*Exercise*. Set down the listing below verbatim, but only from its first line through the line containing "ha='center', va='center', fontsize=24.5, fontweight='bold')".

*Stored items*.
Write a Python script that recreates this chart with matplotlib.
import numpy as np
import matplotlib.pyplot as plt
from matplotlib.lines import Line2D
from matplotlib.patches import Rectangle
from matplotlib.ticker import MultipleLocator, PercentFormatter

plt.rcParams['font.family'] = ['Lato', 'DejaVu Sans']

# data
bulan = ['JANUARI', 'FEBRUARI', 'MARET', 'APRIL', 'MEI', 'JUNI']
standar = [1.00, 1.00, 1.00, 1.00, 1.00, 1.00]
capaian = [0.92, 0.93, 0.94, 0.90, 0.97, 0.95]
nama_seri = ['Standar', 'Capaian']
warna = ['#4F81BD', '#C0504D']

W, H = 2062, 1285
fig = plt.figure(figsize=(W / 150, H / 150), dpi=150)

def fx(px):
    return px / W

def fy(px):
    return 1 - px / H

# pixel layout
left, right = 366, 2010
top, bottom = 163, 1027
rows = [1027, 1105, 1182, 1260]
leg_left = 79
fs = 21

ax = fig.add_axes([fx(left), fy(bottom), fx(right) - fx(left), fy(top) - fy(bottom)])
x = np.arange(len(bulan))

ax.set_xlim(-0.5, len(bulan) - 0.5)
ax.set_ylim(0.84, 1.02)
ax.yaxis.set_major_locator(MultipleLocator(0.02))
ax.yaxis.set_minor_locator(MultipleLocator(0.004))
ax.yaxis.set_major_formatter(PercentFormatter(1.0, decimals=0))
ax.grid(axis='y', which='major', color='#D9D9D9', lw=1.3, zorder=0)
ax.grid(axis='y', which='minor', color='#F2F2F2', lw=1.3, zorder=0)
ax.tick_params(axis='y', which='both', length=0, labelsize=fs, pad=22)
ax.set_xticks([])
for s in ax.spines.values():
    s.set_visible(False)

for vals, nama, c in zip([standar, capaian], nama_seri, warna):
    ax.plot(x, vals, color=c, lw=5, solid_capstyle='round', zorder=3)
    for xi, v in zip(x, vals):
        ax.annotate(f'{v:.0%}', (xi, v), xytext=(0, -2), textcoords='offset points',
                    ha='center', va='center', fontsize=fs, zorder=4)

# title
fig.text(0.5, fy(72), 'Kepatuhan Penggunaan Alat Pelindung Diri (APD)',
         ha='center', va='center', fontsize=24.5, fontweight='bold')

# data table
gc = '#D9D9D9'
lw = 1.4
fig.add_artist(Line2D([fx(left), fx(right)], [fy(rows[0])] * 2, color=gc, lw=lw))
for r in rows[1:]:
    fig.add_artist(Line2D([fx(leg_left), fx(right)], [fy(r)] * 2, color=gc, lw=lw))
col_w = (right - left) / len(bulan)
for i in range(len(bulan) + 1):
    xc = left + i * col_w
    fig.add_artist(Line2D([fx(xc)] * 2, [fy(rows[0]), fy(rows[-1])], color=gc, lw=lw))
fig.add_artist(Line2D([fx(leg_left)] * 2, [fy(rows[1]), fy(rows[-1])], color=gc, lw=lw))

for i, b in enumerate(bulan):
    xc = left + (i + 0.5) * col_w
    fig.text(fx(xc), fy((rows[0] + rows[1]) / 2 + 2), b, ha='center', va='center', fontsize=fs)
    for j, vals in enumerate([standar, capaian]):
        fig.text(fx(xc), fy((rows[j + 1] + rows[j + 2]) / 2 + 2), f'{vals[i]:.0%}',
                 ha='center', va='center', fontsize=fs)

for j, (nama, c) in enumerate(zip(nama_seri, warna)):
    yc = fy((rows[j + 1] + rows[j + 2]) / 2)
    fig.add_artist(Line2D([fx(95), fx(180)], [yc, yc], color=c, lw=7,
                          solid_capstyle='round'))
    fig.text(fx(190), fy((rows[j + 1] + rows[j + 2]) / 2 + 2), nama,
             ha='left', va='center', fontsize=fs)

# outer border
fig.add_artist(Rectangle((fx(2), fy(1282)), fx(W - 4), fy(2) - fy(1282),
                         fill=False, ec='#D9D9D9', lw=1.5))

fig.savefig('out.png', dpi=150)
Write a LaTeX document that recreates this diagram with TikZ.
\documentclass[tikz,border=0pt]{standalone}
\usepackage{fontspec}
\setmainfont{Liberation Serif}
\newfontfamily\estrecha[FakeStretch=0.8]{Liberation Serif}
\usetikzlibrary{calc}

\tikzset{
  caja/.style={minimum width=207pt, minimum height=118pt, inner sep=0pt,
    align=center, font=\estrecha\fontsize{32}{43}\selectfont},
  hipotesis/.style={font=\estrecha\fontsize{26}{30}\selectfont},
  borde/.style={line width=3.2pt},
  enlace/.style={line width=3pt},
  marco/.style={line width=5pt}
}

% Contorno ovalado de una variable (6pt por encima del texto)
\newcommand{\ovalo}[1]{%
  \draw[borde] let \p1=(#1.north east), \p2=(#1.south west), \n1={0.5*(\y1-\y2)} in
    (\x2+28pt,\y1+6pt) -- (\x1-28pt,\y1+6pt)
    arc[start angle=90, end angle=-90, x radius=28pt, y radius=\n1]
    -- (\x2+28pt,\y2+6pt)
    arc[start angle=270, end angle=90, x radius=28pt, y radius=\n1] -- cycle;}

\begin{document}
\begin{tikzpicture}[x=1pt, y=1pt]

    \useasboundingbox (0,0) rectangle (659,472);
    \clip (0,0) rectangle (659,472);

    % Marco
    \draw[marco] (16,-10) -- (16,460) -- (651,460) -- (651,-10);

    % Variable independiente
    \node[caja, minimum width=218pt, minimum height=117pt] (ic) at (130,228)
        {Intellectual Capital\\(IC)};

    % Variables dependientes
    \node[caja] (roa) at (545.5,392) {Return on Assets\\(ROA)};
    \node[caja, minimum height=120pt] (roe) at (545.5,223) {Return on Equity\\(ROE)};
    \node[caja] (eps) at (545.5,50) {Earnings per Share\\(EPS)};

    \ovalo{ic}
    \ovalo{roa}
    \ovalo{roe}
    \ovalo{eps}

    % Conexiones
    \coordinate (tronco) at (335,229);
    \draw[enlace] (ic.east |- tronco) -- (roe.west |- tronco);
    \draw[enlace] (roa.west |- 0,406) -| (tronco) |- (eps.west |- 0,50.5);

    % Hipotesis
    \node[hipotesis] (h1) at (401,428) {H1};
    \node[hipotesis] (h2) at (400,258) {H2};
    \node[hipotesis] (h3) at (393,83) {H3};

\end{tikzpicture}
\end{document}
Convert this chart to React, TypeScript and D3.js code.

*Exercise answer*.
Write a Python script that recreates this chart with matplotlib.
import numpy as np
import matplotlib.pyplot as plt
from matplotlib.lines import Line2D
from matplotlib.patches import Rectangle
from matplotlib.ticker import MultipleLocator, PercentFormatter

plt.rcParams['font.family'] = ['Lato', 'DejaVu Sans']

# data
bulan = ['JANUARI', 'FEBRUARI', 'MARET', 'APRIL', 'MEI', 'JUNI']
standar = [1.00, 1.00, 1.00, 1.00, 1.00, 1.00]
capaian = [0.92, 0.93, 0.94, 0.90, 0.97, 0.95]
nama_seri = ['Standar', 'Capaian']
warna = ['#4F81BD', '#C0504D']

W, H = 2062, 1285
fig = plt.figure(figsize=(W / 150, H / 150), dpi=150)

def fx(px):
    return px / W

def fy(px):
    return 1 - px / H

# pixel layout
left, right = 366, 2010
top, bottom = 163, 1027
rows = [1027, 1105, 1182, 1260]
leg_left = 79
fs = 21

ax = fig.add_axes([fx(left), fy(bottom), fx(right) - fx(left), fy(top) - fy(bottom)])
x = np.arange(len(bulan))

ax.set_xlim(-0.5, len(bulan) - 0.5)
ax.set_ylim(0.84, 1.02)
ax.yaxis.set_major_locator(MultipleLocator(0.02))
ax.yaxis.set_minor_locator(MultipleLocator(0.004))
ax.yaxis.set_major_formatter(PercentFormatter(1.0, decimals=0))
ax.grid(axis='y', which='major', color='#D9D9D9', lw=1.3, zorder=0)
ax.grid(axis='y', which='minor', color='#F2F2F2', lw=1.3, zorder=0)
ax.tick_params(axis='y', which='both', length=0, labelsize=fs, pad=22)
ax.set_xticks([])
for s in ax.spines.values():
    s.set_visible(False)

for vals, nama, c in zip([standar, capaian], nama_seri, warna):
    ax.plot(x, vals, color=c, lw=5, solid_capstyle='round', zorder=3)
    for xi, v in zip(x, vals):
        ax.annotate(f'{v:.0%}', (xi, v), xytext=(0, -2), textcoords='offset points',
                    ha='center', va='center', fontsize=fs, zorder=4)

# title
fig.text(0.5, fy(72), 'Kepatuhan Penggunaan Alat Pelindung Diri (APD)',
         ha='center', va='center', fontsize=24.5, fontweight='bold')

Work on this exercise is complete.